> WORK REQUIRED
Retype only the lines from the one containing "Generate a web" through the one containing "const fmt = v => v.toLocaleString('en-US');", both included, word for word. Pictures stay out of the copy.

— Start SUPPLIED DATA —

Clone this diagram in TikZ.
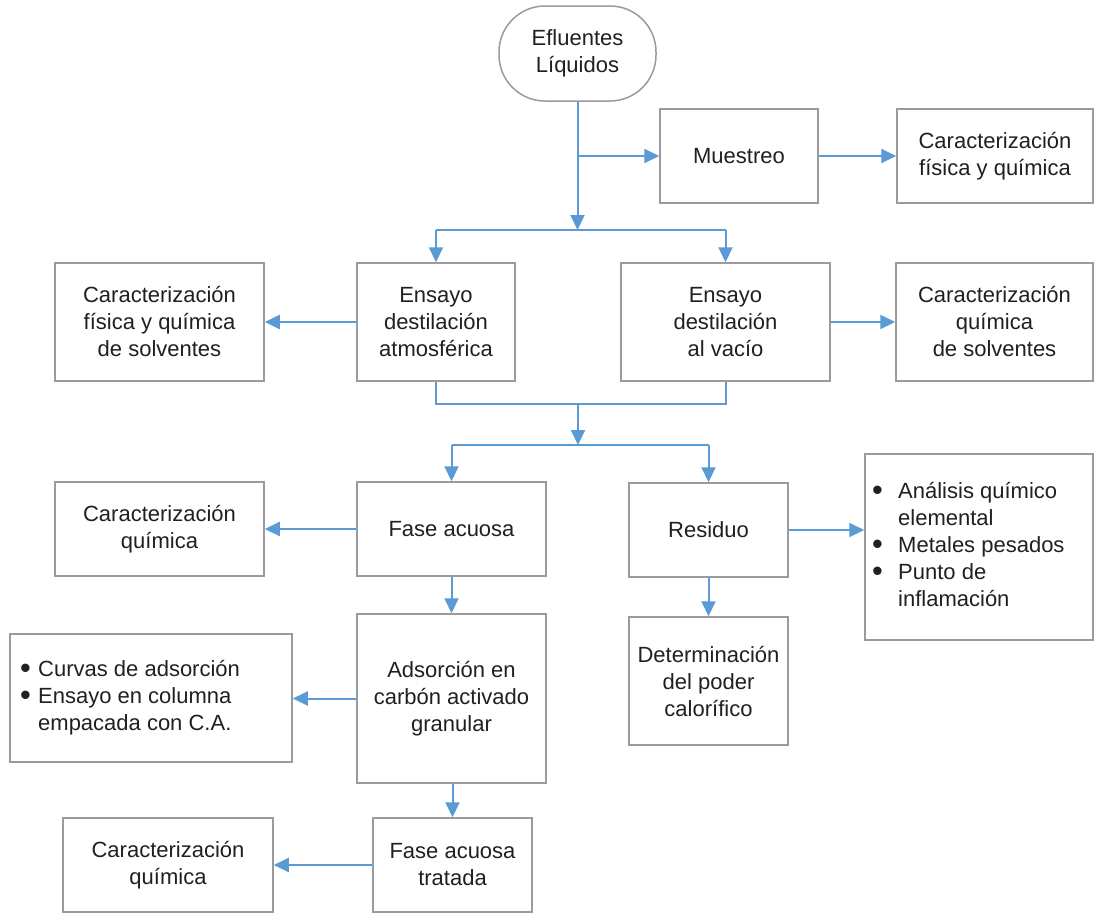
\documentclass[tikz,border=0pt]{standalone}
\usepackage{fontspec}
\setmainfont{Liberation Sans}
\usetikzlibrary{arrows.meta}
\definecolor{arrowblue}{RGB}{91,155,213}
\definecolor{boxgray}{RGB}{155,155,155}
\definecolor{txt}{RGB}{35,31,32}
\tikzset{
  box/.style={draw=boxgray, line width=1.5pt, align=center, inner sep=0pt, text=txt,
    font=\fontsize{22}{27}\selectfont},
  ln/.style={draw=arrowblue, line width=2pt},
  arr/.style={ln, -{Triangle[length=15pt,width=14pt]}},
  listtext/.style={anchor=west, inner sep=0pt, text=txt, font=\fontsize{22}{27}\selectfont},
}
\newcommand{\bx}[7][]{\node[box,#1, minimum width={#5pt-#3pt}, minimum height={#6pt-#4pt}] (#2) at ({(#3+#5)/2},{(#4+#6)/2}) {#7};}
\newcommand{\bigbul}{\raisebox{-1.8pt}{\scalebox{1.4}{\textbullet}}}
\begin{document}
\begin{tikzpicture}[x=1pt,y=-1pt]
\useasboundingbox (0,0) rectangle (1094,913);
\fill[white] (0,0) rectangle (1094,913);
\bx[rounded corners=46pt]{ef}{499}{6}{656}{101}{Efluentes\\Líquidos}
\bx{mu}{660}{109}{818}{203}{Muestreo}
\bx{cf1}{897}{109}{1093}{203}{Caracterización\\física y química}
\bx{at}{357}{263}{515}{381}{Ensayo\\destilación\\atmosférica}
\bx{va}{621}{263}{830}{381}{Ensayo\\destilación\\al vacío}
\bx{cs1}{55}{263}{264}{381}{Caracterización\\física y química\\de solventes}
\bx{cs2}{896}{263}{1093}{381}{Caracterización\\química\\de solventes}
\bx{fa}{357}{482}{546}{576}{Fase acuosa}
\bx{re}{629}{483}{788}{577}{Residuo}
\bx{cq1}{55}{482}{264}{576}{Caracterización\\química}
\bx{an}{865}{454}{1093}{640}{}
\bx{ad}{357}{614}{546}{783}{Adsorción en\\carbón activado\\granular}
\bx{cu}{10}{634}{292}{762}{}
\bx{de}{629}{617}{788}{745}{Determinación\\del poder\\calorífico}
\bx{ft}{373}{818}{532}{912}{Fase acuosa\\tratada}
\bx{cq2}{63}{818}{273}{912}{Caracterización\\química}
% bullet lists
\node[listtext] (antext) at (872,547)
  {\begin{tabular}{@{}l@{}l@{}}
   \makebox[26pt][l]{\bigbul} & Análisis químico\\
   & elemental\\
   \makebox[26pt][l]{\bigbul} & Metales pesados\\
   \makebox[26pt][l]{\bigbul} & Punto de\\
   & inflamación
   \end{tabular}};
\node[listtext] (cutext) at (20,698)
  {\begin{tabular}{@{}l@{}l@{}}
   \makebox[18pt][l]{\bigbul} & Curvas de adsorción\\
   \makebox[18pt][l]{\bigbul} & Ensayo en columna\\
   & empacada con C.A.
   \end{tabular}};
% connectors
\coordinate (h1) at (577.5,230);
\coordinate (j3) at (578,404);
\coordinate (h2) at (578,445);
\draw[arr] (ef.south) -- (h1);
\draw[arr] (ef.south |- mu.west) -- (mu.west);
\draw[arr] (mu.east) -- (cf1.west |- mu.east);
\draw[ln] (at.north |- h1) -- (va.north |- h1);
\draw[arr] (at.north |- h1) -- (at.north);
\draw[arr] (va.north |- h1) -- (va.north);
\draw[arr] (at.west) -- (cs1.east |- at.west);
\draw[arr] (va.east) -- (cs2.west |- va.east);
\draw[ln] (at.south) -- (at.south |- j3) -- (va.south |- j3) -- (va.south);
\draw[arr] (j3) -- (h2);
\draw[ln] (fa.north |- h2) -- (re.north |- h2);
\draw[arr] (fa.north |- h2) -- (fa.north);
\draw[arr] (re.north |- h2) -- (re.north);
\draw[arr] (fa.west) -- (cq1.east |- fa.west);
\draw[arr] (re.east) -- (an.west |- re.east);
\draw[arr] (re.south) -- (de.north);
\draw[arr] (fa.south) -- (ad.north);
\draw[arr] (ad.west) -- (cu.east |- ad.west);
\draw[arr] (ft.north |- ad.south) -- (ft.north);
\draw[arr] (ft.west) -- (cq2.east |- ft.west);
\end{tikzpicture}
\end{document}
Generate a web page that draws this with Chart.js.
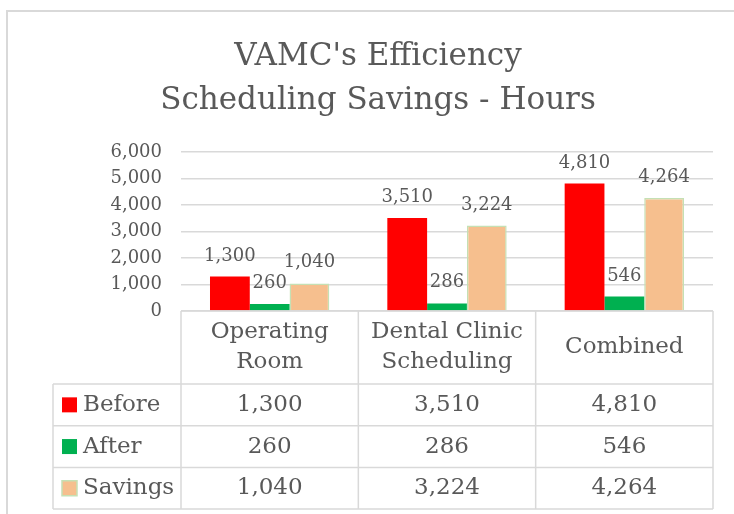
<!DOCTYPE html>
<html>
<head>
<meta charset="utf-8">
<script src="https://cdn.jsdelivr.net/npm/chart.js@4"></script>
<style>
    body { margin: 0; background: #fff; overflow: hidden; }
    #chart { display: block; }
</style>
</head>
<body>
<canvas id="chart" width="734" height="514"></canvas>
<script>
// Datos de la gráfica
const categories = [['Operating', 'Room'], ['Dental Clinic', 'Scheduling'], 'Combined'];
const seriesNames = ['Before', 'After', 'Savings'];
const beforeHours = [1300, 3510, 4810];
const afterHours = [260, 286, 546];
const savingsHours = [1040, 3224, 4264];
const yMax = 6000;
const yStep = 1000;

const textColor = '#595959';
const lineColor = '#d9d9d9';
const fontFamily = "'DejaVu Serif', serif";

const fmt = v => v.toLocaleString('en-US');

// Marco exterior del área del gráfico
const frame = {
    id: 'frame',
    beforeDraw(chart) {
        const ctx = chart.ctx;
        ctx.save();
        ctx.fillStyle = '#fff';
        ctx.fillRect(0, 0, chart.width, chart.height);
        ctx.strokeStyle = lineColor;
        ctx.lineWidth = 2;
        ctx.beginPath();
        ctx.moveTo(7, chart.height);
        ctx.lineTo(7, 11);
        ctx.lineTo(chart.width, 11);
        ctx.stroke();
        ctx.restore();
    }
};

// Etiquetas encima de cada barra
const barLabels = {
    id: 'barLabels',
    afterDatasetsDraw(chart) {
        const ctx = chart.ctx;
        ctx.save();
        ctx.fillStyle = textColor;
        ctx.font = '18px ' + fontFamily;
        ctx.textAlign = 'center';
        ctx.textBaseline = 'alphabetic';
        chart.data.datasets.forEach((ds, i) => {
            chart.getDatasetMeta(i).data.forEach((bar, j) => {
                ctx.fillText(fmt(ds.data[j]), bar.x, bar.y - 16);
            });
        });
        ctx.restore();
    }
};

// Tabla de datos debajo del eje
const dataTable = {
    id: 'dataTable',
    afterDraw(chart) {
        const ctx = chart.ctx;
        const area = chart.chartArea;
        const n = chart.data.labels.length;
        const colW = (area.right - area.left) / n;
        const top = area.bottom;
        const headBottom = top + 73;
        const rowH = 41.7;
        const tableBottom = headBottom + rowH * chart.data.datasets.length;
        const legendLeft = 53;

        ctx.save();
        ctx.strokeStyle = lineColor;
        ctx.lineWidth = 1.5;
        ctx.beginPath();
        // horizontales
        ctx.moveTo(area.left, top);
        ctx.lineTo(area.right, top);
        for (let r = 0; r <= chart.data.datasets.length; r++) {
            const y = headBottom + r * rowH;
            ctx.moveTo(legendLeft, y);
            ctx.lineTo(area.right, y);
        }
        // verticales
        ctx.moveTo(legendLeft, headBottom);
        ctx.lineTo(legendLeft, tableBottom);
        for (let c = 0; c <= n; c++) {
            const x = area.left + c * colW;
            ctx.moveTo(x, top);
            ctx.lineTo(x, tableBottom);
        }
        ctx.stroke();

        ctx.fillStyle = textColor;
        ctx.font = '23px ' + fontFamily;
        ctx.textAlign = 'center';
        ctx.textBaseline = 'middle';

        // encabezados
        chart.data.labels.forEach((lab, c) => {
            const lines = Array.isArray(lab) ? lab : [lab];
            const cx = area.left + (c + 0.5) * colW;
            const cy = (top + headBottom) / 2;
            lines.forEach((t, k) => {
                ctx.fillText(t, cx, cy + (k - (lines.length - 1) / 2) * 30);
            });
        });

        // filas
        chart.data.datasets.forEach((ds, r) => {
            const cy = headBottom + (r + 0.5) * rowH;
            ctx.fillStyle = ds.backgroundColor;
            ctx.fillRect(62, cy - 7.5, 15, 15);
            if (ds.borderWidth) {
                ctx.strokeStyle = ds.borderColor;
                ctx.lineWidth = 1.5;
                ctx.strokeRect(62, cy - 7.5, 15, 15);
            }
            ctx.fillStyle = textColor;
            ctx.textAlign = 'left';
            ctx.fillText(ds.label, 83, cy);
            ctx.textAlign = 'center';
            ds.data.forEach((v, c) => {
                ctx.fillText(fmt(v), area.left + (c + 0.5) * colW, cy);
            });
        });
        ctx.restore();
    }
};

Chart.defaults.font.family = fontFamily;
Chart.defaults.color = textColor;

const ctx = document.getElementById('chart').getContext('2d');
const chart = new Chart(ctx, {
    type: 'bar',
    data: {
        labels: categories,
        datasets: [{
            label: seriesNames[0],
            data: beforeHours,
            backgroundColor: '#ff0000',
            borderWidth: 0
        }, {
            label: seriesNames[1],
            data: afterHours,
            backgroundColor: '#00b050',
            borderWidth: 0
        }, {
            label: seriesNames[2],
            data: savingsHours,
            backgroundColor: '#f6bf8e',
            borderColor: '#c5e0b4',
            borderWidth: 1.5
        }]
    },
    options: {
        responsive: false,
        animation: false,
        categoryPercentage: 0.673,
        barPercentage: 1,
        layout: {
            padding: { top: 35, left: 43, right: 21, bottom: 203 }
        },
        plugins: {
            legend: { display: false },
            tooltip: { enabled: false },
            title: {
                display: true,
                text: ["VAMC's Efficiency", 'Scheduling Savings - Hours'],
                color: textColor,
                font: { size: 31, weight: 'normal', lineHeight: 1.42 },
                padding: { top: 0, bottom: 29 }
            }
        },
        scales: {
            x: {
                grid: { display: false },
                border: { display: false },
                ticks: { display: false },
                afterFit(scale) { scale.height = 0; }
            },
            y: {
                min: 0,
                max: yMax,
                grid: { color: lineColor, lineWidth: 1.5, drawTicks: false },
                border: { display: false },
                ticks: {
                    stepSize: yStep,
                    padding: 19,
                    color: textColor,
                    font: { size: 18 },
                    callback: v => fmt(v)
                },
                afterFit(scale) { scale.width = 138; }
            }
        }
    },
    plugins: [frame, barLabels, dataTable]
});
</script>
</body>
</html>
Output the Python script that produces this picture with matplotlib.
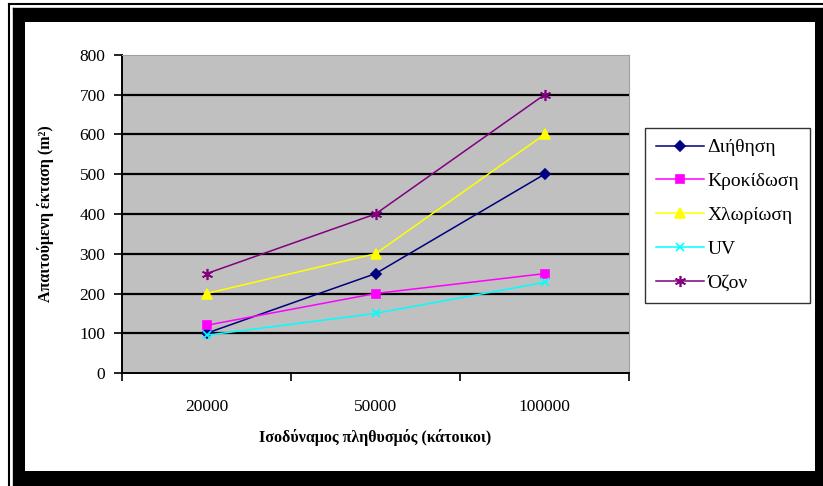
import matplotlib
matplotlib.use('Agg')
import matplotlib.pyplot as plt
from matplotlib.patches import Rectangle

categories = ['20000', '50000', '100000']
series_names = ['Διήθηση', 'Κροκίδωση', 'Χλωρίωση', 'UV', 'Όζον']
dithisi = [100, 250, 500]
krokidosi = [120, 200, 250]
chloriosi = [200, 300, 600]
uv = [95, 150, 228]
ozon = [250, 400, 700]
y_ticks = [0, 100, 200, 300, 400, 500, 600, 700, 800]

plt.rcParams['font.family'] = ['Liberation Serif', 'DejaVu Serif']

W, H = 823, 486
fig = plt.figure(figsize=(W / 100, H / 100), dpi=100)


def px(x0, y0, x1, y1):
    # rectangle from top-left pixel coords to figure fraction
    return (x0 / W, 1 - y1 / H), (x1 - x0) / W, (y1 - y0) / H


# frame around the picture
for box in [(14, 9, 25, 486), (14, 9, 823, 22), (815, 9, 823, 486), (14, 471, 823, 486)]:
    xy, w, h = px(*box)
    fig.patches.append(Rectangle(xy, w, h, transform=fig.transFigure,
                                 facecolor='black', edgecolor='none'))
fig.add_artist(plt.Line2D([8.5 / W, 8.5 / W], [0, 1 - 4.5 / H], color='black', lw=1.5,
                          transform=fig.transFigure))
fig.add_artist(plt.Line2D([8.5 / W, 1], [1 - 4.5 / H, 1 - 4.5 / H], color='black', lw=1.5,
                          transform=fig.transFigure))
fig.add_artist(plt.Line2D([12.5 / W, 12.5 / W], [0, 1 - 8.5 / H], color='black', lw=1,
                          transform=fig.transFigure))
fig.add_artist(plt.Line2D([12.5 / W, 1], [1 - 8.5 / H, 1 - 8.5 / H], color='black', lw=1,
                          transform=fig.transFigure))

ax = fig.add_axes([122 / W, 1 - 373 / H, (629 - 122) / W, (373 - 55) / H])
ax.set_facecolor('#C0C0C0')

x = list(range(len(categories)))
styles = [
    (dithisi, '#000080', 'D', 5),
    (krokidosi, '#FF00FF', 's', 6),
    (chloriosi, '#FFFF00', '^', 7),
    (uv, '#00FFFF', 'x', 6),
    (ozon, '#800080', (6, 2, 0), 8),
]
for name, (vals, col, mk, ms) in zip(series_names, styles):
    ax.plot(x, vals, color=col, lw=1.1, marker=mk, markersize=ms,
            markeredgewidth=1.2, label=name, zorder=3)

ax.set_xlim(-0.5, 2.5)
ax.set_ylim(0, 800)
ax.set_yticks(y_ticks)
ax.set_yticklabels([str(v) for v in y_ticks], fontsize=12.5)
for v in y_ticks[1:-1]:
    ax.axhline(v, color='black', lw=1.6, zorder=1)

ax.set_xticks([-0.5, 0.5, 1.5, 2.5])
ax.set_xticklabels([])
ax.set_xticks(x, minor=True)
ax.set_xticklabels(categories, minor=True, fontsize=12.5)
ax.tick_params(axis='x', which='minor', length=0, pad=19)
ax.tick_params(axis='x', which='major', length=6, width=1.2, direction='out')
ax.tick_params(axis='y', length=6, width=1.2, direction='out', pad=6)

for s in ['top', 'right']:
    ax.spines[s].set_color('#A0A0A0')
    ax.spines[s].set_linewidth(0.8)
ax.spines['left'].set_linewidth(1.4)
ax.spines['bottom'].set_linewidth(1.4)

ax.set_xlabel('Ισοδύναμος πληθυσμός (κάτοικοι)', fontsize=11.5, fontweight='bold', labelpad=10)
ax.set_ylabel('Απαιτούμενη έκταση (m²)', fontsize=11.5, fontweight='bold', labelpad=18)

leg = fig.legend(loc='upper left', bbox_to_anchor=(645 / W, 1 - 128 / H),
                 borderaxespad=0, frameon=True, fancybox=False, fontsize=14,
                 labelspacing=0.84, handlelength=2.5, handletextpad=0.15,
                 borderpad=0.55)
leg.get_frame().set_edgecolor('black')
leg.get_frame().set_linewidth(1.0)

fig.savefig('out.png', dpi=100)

— End SUPPLIED DATA —

> TASK RESPONSE
Generate a web page that draws this with Chart.js.
<!DOCTYPE html>
<html>
<head>
<meta charset="utf-8">
<script src="https://cdn.jsdelivr.net/npm/chart.js@4"></script>
<style>
    body { margin: 0; background: #fff; overflow: hidden; }
    #chart { display: block; }
</style>
</head>
<body>
<canvas id="chart" width="734" height="514"></canvas>
<script>
// Datos de la gráfica
const categories = [['Operating', 'Room'], ['Dental Clinic', 'Scheduling'], 'Combined'];
const seriesNames = ['Before', 'After', 'Savings'];
const beforeHours = [1300, 3510, 4810];
const afterHours = [260, 286, 546];
const savingsHours = [1040, 3224, 4264];
const yMax = 6000;
const yStep = 1000;

const textColor = '#595959';
const lineColor = '#d9d9d9';
const fontFamily = "'DejaVu Serif', serif";

const fmt = v => v.toLocaleString('en-US');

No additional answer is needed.